The long-term ramifications will depend on how Wall plays when he returns, but the short-term effect will clearly be felt. First, the Wizards have to have an insurance policy at point guard and a good one if they hope to compete for the playoffs. Maybe that is as simple as re-signing Tomas Satoransky, but regardless they have to shore up that position, knowing Wall's status.

Second, the Wizards need to find bargains to fill out the rest of their roster. They will have to find some cheap players simply to reach the 13-player minimum with Bradley Beal's max deal also on the books. Beal will earn roughly $27.1 million next season.

The biggest question as it pertains to Wall may deal with the NBA Draft on June 20. What if the Wizards get some luck in the May 14 draft lottery, but not enough to get the No. 1 pick (i.e. Zion Williamson), and Ja Morant is the best player on the board?

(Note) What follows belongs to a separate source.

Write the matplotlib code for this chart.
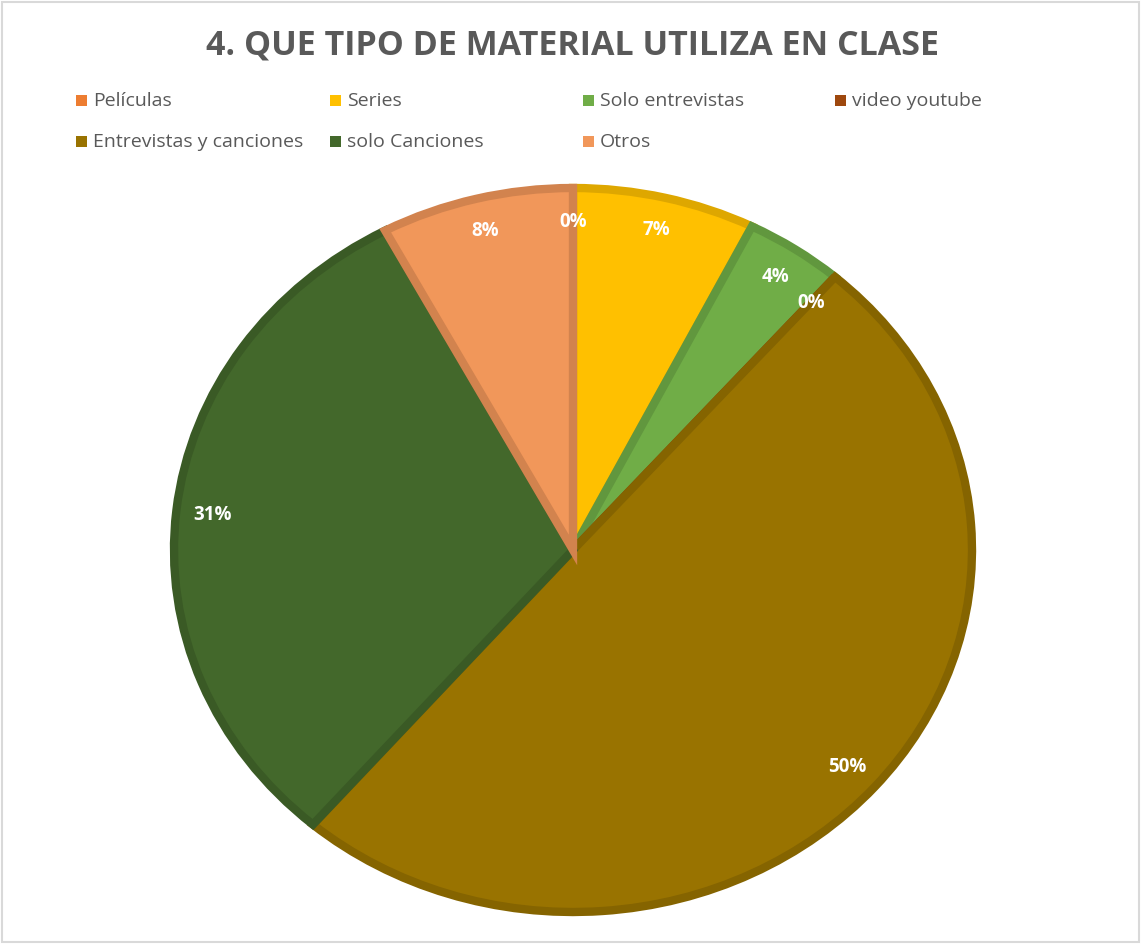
import numpy as np
import matplotlib
matplotlib.use('Agg')
import matplotlib.pyplot as plt
from matplotlib.patches import Rectangle
from matplotlib.colors import to_rgb

# Data (percent of answers)
categories = ['Películas', 'Series', 'Solo entrevistas', 'video youtube',
              'Entrevistas y canciones', 'solo Canciones', 'Otros']
values = [0, 7.4, 4.0, 0, 49.9, 30.9, 7.8]
colors = ['#ED7D31', '#FFC000', '#70AD47', '#9E480E',
          '#997300', '#43682B', '#F1975A']
title = '4. QUE TIPO DE MATERIAL UTILIZA EN CLASE'

W, H = 1142, 945
fig = plt.figure(figsize=(W / 100, H / 100), dpi=100)
fig.patch.set_facecolor('white')


def darker(c, f=0.87):
    r, g, b = to_rgb(c)
    return (r * f, g * f, b * f)


# Chart area border
fig.patches.append(Rectangle((2 / W, 2 / H), (W - 5) / W, (H - 5) / H,
                             transform=fig.transFigure, fill=False,
                             edgecolor='#D9D9D9', linewidth=1.5))

# Pie axes (the source image is stretched a little horizontally)
cx, cy, rx, ry = 573, 551, 399, 362
ax = fig.add_axes([(cx - rx) / W, 1 - (cy + ry) / H, 2 * rx / W, 2 * ry / H])
wedges, _ = ax.pie(values, colors=colors, startangle=90, counterclock=False,
                   radius=1.0,
                   wedgeprops=dict(linewidth=6, joinstyle='miter'))
for w, c in zip(wedges, colors):
    w.set_edgecolor(darker(c))
ax.set_aspect('auto')
ax.set_xlim(-1, 1)
ax.set_ylim(-1, 1)
ax.axis('off')

# Data labels (inside end)
total = sum(values)
for w, v in zip(wedges, values):
    mid = np.deg2rad((w.theta1 + w.theta2) / 2)
    ax.text(0.91 * np.cos(mid), 0.91 * np.sin(mid), f'{round(v / total * 100)}%',
            ha='center', va='center', color='white', fontsize=13.5,
            fontweight='bold', family='Open Sans')

# Title
fig.text(572 / W, 1 - 45 / H, title, ha='center', va='center',
         fontsize=24.5, fontweight='bold', color='#595959', family='Open Sans')

# Legend, 4 columns x 2 rows
col_x = [76, 330, 583, 835]
row_y = [101, 142]
for i, (name, c) in enumerate(zip(categories, colors)):
    x = col_x[i % 4]
    y = row_y[i // 4]
    fig.patches.append(Rectangle((x / W, 1 - (y + 5.5) / H), 11 / W, 11 / H,
                                 transform=fig.transFigure, facecolor=c,
                                 edgecolor='none'))
    fig.text((x + 17) / W, 1 - y / H, name, ha='left', va='center',
             fontsize=14, color='#595959', family='Open Sans')

fig.savefig('out.png', dpi=100, facecolor='white')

Morant, of course, is the Murray State superstar who lit up the NCAA Tournament in March.

Morant is dynamic and has serious star potential, and he plays point guard. Wall was already asked about the potential of the Wizards drafting a point guard with a high pick. He said he would be fine with it, but that when he returns that draft pick can "be a great back-up" to him.

If the Wizards picked Morant, or even Coby White of North Carolina, it would arguably be the smart move to make. They need to select the best player available, no matter the position. 

But if they do take a point guard, that will present a unique dynamic to their locker room, especially if that player turns into a star. What if Morant comes in and lights it up as a rookie? How will Wall deal with that? And could you then put Morant on the bench when Wall returns, as Wall suggests they would?

Those are hypothetical scenarios that can be addressed if they actually enter the equation this summer and beyond. But there is no question that, even as Wall is sidelined with an injury, his presence will loom over the Wizards in many ways.